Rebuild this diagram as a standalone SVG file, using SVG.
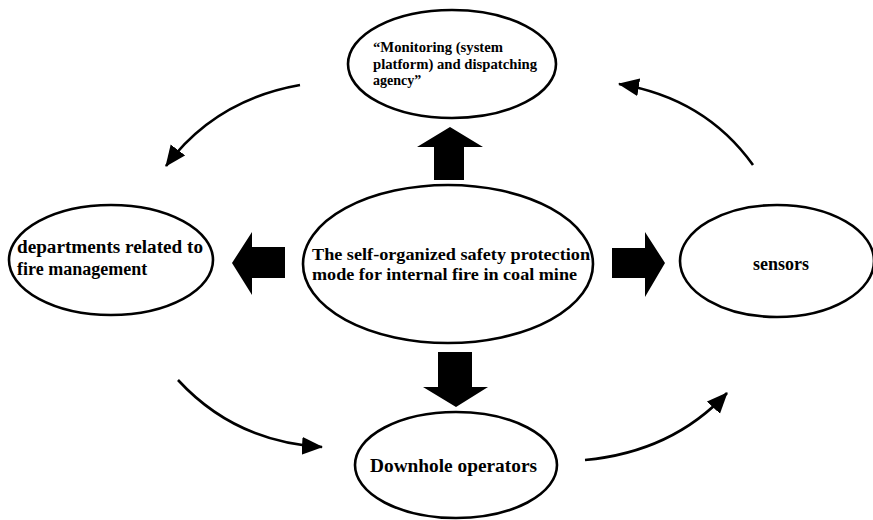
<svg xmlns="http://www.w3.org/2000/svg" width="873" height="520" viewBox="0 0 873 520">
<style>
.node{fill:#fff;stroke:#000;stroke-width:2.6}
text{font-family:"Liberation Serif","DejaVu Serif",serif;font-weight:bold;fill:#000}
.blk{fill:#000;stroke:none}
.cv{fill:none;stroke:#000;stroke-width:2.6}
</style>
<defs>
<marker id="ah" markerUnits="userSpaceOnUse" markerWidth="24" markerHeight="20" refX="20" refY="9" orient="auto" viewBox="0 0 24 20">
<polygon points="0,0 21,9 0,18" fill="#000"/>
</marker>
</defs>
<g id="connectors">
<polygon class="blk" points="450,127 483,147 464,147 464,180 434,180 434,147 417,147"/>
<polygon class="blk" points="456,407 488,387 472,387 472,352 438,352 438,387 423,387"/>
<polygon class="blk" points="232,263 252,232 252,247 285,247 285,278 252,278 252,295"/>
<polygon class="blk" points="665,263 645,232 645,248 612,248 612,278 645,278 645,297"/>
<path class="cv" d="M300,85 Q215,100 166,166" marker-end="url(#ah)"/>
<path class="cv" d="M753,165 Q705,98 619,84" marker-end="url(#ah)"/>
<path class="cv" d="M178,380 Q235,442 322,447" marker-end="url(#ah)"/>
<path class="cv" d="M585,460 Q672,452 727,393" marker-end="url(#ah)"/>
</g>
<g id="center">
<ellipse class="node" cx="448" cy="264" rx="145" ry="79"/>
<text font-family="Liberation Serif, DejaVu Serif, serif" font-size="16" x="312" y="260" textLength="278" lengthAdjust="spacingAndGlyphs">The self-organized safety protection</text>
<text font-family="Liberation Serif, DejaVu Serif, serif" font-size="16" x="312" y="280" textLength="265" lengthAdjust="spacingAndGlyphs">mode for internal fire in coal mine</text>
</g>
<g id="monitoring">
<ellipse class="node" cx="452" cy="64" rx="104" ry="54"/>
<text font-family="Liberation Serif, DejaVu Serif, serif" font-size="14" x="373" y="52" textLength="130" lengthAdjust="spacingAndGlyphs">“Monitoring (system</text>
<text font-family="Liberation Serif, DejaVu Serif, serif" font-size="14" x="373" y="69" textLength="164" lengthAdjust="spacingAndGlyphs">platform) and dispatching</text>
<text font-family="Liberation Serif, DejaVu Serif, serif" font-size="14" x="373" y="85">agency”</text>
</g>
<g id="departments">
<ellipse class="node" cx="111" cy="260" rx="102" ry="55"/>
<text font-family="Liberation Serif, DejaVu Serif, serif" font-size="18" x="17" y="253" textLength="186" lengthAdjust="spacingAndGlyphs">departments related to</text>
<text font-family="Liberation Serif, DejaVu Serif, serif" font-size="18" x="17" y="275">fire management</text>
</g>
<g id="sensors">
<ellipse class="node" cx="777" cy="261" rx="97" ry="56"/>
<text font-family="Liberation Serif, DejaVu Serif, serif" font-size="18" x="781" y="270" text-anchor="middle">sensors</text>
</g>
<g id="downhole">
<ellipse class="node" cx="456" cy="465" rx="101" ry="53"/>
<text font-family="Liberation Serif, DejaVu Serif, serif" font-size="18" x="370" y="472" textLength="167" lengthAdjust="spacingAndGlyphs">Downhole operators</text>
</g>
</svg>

*Problem statement*: Omitting all images, print the listing exactly.

*The result*:
Rebuild this diagram as a standalone SVG file, using SVG.
<svg xmlns="http://www.w3.org/2000/svg" width="873" height="520" viewBox="0 0 873 520">
<style>
.node{fill:#fff;stroke:#000;stroke-width:2.6}
text{font-family:"Liberation Serif","DejaVu Serif",serif;font-weight:bold;fill:#000}
.blk{fill:#000;stroke:none}
.cv{fill:none;stroke:#000;stroke-width:2.6}
</style>
<defs>
<marker id="ah" markerUnits="userSpaceOnUse" markerWidth="24" markerHeight="20" refX="20" refY="9" orient="auto" viewBox="0 0 24 20">
<polygon points="0,0 21,9 0,18" fill="#000"/>
</marker>
</defs>
<g id="connectors">
<polygon class="blk" points="450,127 483,147 464,147 464,180 434,180 434,147 417,147"/>
<polygon class="blk" points="456,407 488,387 472,387 472,352 438,352 438,387 423,387"/>
<polygon class="blk" points="232,263 252,232 252,247 285,247 285,278 252,278 252,295"/>
<polygon class="blk" points="665,263 645,232 645,248 612,248 612,278 645,278 645,297"/>
<path class="cv" d="M300,85 Q215,100 166,166" marker-end="url(#ah)"/>
<path class="cv" d="M753,165 Q705,98 619,84" marker-end="url(#ah)"/>
<path class="cv" d="M178,380 Q235,442 322,447" marker-end="url(#ah)"/>
<path class="cv" d="M585,460 Q672,452 727,393" marker-end="url(#ah)"/>
</g>
<g id="center">
<ellipse class="node" cx="448" cy="264" rx="145" ry="79"/>
<text font-family="Liberation Serif, DejaVu Serif, serif" font-size="16" x="312" y="260" textLength="278" lengthAdjust="spacingAndGlyphs">The self-organized safety protection</text>
<text font-family="Liberation Serif, DejaVu Serif, serif" font-size="16" x="312" y="280" textLength="265" lengthAdjust="spacingAndGlyphs">mode for internal fire in coal mine</text>
</g>
<g id="monitoring">
<ellipse class="node" cx="452" cy="64" rx="104" ry="54"/>
<text font-family="Liberation Serif, DejaVu Serif, serif" font-size="14" x="373" y="52" textLength="130" lengthAdjust="spacingAndGlyphs">“Monitoring (system</text>
<text font-family="Liberation Serif, DejaVu Serif, serif" font-size="14" x="373" y="69" textLength="164" lengthAdjust="spacingAndGlyphs">platform) and dispatching</text>
<text font-family="Liberation Serif, DejaVu Serif, serif" font-size="14" x="373" y="85">agency”</text>
</g>
<g id="departments">
<ellipse class="node" cx="111" cy="260" rx="102" ry="55"/>
<text font-family="Liberation Serif, DejaVu Serif, serif" font-size="18" x="17" y="253" textLength="186" lengthAdjust="spacingAndGlyphs">departments related to</text>
<text font-family="Liberation Serif, DejaVu Serif, serif" font-size="18" x="17" y="275">fire management</text>
</g>
<g id="sensors">
<ellipse class="node" cx="777" cy="261" rx="97" ry="56"/>
<text font-family="Liberation Serif, DejaVu Serif, serif" font-size="18" x="781" y="270" text-anchor="middle">sensors</text>
</g>
<g id="downhole">
<ellipse class="node" cx="456" cy="465" rx="101" ry="53"/>
<text font-family="Liberation Serif, DejaVu Serif, serif" font-size="18" x="370" y="472" textLength="167" lengthAdjust="spacingAndGlyphs">Downhole operators</text>
</g>
</svg>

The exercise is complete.